The argument that BC's government is threatening the fabric of confederation is total BS. What is happening is that the Trans Mountain pipelinet that should never have been approved is being resisted peacefully and justifiably by Canadian citizens who see the damage it will cause. This points to the strength of confederation and democracy and nothing else.

I watched the CBC program Power and Politics on Monday and was astonished at how one-sided the show was. The presenter interviewed numerous supporters of the KM project and acted as a prompter for their opinions, never questioning, only agreeing or clarifying what they told the camera. The 'power panel' of experts all represented one side. After at least three segments of the 1-hour show, Nathan Cullen was interviewed at the end. His clear, calm explanation of the opposition to the KM pipeline expansion was the balanced reporting, I guess.

CBC has been terrorised by the Americans!

This Prime Minister has a lot to answer for. Turned his back on election promises re the NEB review, failed to present either a science based or economics based fact sheet on the reasoning that this is in Canada's interest. He has failed to uphold substantial consultation with First Nations as described in the United Nations Declaration on the Rights of Indigenous People. He ignores the grave risks to our coast and to the land. Witness the sinking of the massive tanker Sanchi with modern navigational aids bursting into flames and sinking after a collision at sea.

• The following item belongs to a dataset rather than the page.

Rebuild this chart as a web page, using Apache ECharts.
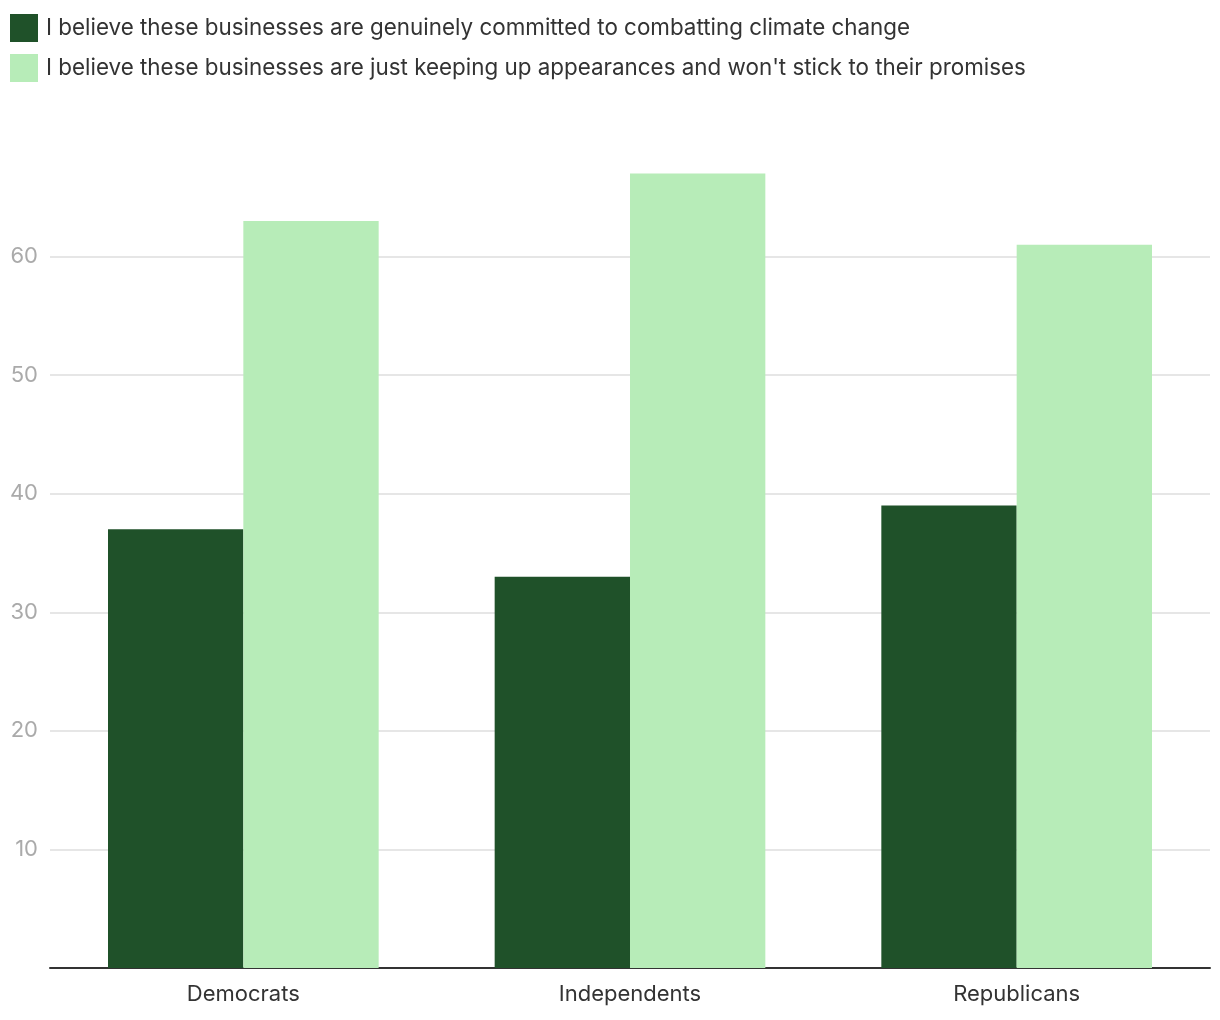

Witness the sinking of the Queen of the North in B.C.' highly regulated and 'safe' B.C. Ferry Fleet. Oh yes, witness the Kalamazoo bitumen pipeline spill of enormous quantities of bitumen that sank in the water,. Then there is the recent very large Keystone pipeline sill. This is worse than folly. Finally, it is impossible for Canada to meet its Paris climate commitments. All credible experts are in agreement. We are in no uncertain terms being bullied and we must resist this betrayal of B.C. with determination. We are heading to a constitutional crisis that will put he fabric of our country at risk. Make no mistake.

“.... , because of the better price we’ll get for our resources, because of the expansion of our export markets.” The existing Trans Mountain pipeline and tanker terminal has the capacity to load over 100 tankers a year to send to Asia; if Jim Carr’s statement is correct that would be happening, but it is not. There are about 15 crude oil tankers a year loading and all of them go to the USA; none go to Asia.

Go to hell Kinder Morgan, or at least go back to good ole Texas. We don’t want you up here polluting our waterways and in turn polluting the planet. You are what is the very worst about capitalism. Put your money into something useful such as pollution free energy sources. Sources such as wind farms, tidal sources, solar, geothermal. Stop working to wreck this planet. Are you subsidising space exploration so you can live in a colony God knows where and start polluting a new planet?